The Internet Sales Tax: What to look out for.
May 6th has come and gone, and with it the passage of the internet sales tax through the US Senate. The bill itself is a proposal to institute an across-the-board tax on all online sales for online retailers as a means of better regulating online sales and bringing retailers such as Amazon, back in line with their physical-store competitors who have been paying taxes on all their sales, while internet retail giants haven’t been shelling out anything of the sort since their inception.
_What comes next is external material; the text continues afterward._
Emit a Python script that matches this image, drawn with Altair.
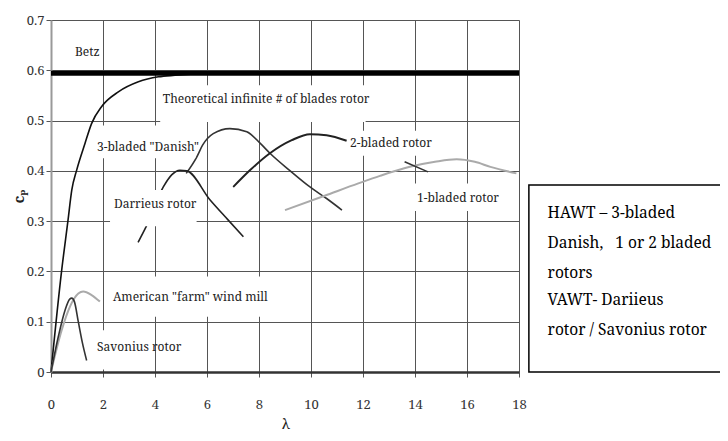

This will also affect smaller businesses as well; the cutoff having been set at $1 million in gross margin, but many of the smallest businesses affected won’t be trading publicly regardless. Rather, the most distinct players will be the online retail giants, as well as big-box stores in the short-term future. Keep an eye out for physical retailers such as Best Buy (who have been jokingly known for quite some time now as, “Amazon’s showroom”) playing a bit harder with some of their more expensive items. While companies such as Amazon and Wal-Mart have been proponents of this proposal, they’ll also be among those hit the hardest by it, though more often than not they have the funds to spare. Where it seems like it will be damaging in the short-term, it will hardly cause too much of a stir—rather, keeping an eye out for speculators and their impacts on the stock prices will be the larger factor. The most likely effect if this bill passes through the House, is driving prices up for smaller retailers who may let go of some of their more expensive merchandise, and thereby driving more customers to the larger retailers who can take the extra hit and who may end up with a better overall outlook.
While the internet sales tax may cause a bit of a dip in the short term for publicly traded online retailers, what this effectively accomplishes in the arena of the internet marketplace is, while hardly negligible, minimal.